The ApunKaChoice movie review of Mod. Nagesh Kukunoor’s film Mod is strictly for the patient souls who can happily soak in the verdant surrounding of a love story unraveling at a snail’s pace.
Set in a picturesque hill town, the film narrates the story of Aranya (Ayesha Takia) who runs a clock repair shop, while her drunkard dad (Raghuvir Yadav) trips on Kishore Kumar songs or waits for his estranged wife at the railway station.
Andy (Rannvijay Singh), a shy stranger, arrives in the town and begins to make rounds of Aranya’s shop on the pretext of getting his watch repaired. Slowly, Aranya develops a soft spot for this shy stranger. Love sprouts and flowers. But the romantic idyll is painfully broken by a revelation about Andy.
As Andy’s life spins out of control, will Aranya, who’s being blamed for his plight, move on or stick by him?
The obvious question is: does the movie mark Kukunoor’s return to his vintage days of Iqbal and Dor. The answer is monosyllabic: NO.

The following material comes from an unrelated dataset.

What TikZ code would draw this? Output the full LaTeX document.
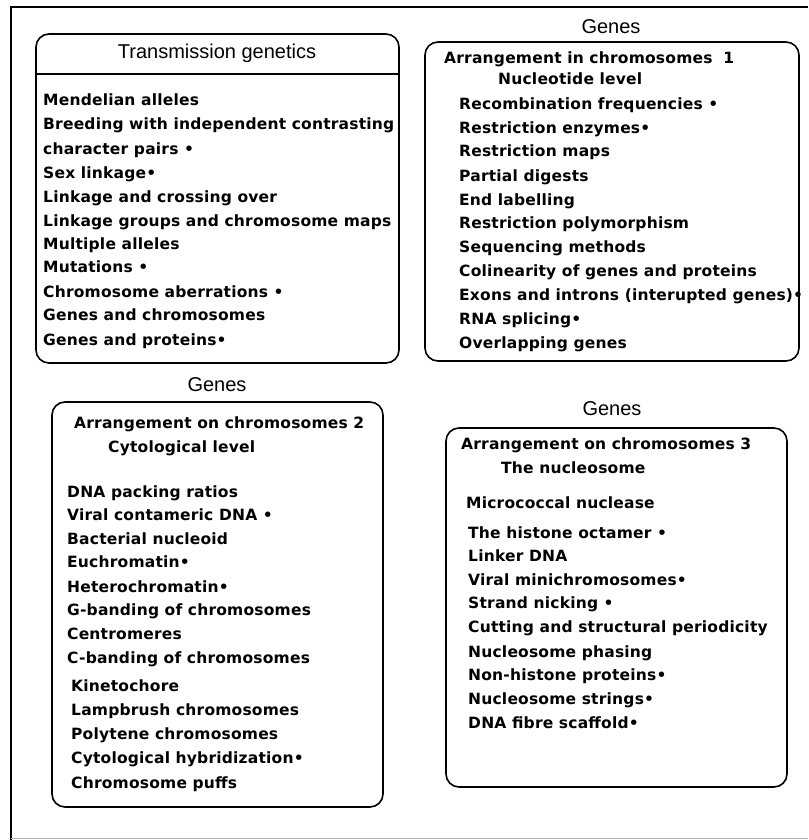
\documentclass[tikz,border=0pt]{standalone}
\usepackage{fontspec}
\setmainfont{Liberation Sans}
\newfontfamily\itemfamily[LetterSpace=1.3]{DejaVu Sans}
\begin{document}
\begin{tikzpicture}[x=1pt,y=-1pt,
  panel/.style={draw=black,line width=1.6pt,rounded corners=13pt},
  heading/.style={font=\fontsize{20}{24}\selectfont,inner sep=0pt,anchor=center},
  entry/.style={font=\itemfamily\bfseries\fontsize{15.5}{18}\selectfont,inner sep=0pt,anchor=base west},
  frameline/.style={draw=black,line width=1.5pt}]
\useasboundingbox (0,0) rectangle (808,840);
\fill[white] (0,0) rectangle (808,840);

% outer frame, open on the right
\coordinate (fTL) at (11,7);
\coordinate (fTR) at (808,7);
\coordinate (fBL) at (11,840);
\coordinate (fBR) at (808,838);
\draw[frameline] (fTR) -- (fTL) -- (fBL);
\draw[gray!60,line width=1pt] (11,838) -- (fBR);

% ---- Transmission genetics ----
\draw[panel] (36,34) rectangle (399,363);
\draw[line width=1.6pt] (36,74) -- (399,74);
\node[heading] (tgH) at (217,53) {Transmission genetics};
\node[entry] (a1)  at (43,106) {Mendelian alleles};
\node[entry] (a2)  at (43,130) {Breeding with independent contrasting};
\node[entry] (a3)  at (43,154) {character pairs •};
\node[entry] (a4)  at (43,178) {Sex linkage•};
\node[entry] (a5)  at (43,202) {Linkage and crossing over};
\node[entry] (a6)  at (43,226) {Linkage groups and chromosome maps};
\node[entry] (a7)  at (43,249) {Multiple alleles};
\node[entry] (a8)  at (43,272) {Mutations •};
\node[entry] (a9)  at (43,297) {Chromosome aberrations •};
\node[entry] (a10) at (43,320) {Genes and chromosomes};
\node[entry] (a11) at (43,345) {Genes and proteins•};

% ---- Genes: arrangement 1 ----
\node[heading] (g1H) at (611,27) {Genes};
\draw[panel] (425,42) rectangle (799,361);
\node[entry] (b0)  at (444,64) {Arrangement in chromosomes\hspace{0.7em}1};
\node[entry] (b00) at (498,85) {Nucleotide level};
\node[entry] (b1)  at (459,110) {Recombination frequencies •};
\node[entry] (b2)  at (459,133) {Restriction enzymes•};
\node[entry] (b3)  at (459,157) {Restriction maps};
\node[entry] (b4)  at (459,181) {Partial digests};
\node[entry] (b5)  at (459,205) {End labelling};
\node[entry] (b6)  at (459,228) {Restriction polymorphism};
\node[entry] (b7)  at (459,252) {Sequencing methods};
\node[entry] (b8)  at (459,276) {Colinearity of genes and proteins};
\node[entry] (b9)  at (459,300) {Exons and introns (interupted genes)•};
\node[entry] (b10) at (459,324) {RNA splicing•};
\node[entry] (b11) at (459,348) {Overlapping genes};

% ---- Genes: arrangement 2 ----
\node[heading] (g2H) at (217,385) {Genes};
\draw[panel] (52,402) rectangle (383,807);
\node[entry] (c0)  at (74,428) {Arrangement on chromosomes 2};
\node[entry] (c00) at (108,452) {Cytological level};
\node[entry] (c1)  at (67,497) {DNA packing ratios};
\node[entry] (c2)  at (67,520) {Viral contameric DNA •};
\node[entry] (c3)  at (67,544) {Bacterial nucleoid};
\node[entry] (c4)  at (67,567) {Euchromatin•};
\node[entry] (c5)  at (67,592) {Heterochromatin•};
\node[entry] (c6)  at (67,615) {G-banding of chromosomes};
\node[entry] (c7)  at (67,639) {Centromeres};
\node[entry] (c8)  at (67,663) {C-banding of chromosomes};
\node[entry] (c9)  at (71,691) {Kinetochore};
\node[entry] (c10) at (71,715) {Lampbrush chromosomes};
\node[entry] (c11) at (71,739) {Polytene chromosomes};
\node[entry] (c12) at (71,763) {Cytological hybridization•};
\node[entry] (c13) at (71,788) {Chromosome puffs};

% ---- Genes: arrangement 3 ----
\node[heading] (g3H) at (612,409) {Genes};
\draw[panel] (446,428) rectangle (787,787);
\node[entry] (d0)  at (461,449) {Arrangement on chromosomes 3};
\node[entry] (d00) at (501,473) {The nucleosome};
\node[entry] (d1)  at (466,508) {Micrococcal nuclease};
\node[entry] (d2)  at (468,538) {The histone octamer •};
\node[entry] (d3)  at (468,561) {Linker DNA};
\node[entry] (d4)  at (468,585) {Viral minichromosomes•};
\node[entry] (d5)  at (468,608) {Strand nicking •};
\node[entry] (d6)  at (468,632) {Cutting and structural periodicity};
\node[entry] (d7)  at (468,657) {Nucleosome phasing};
\node[entry] (d8)  at (468,680) {Non-histone proteins•};
\node[entry] (d9)  at (468,704) {Nucleosome strings•};
\node[entry] (d10) at (468,728) {DNA fibre scaffold•};
\end{tikzpicture}
\end{document}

How come? First and foremost, the fact that Mod is an official remake of the 2007 Taiwanese film Keeping Watch isn’t amiss on an informed viewer. So Kukunoor can’t really claim the credit for coming up with an extraordinary love story. Secondly, the film unspools at the pace of an arthouse movie, taking its own sweet time to make a point. The scenes of Aranya and Andy sitting beside the waterfall like two lolling walruses with no care in the world, or the stretched plot progression after Andy’s truth is revealed could leave the impatient viewers shuffling in their seats.
That said, the film does have moments that weigh heavy on your heart. Ayesha’s dogged determination to cure Andy and win his love leaves you with a lump in the throat. In that sense, Mod veritably steers into the template of Kukunoor’s inspiring films like Dor and Iqbal.
Ayesha Takia is doubtlessly the moving force behind Mod. She’s decidedly retrained and yet doesn’t dither in letting the floodgates of pent-up emotions open if the scene requires it. Rannvijay is saddled with a challenging role and he makes a fine fist of it. On the sidelines, Tanvi Azmi (as Ayesha’s aunt) and Raghuvir Yadav (as Ayesha’s dad) deliver well.
On the whole, Mod is a love story with a jab of inspiration. But the film is very slow and sluggish. Perhaps Kukunoor took the traffic advice of going slow on the mod a tad too seriously.
If anything, the film leaves you with breathtaking images (captured by cinematographer Chirantas Das) of a mountainous idyll.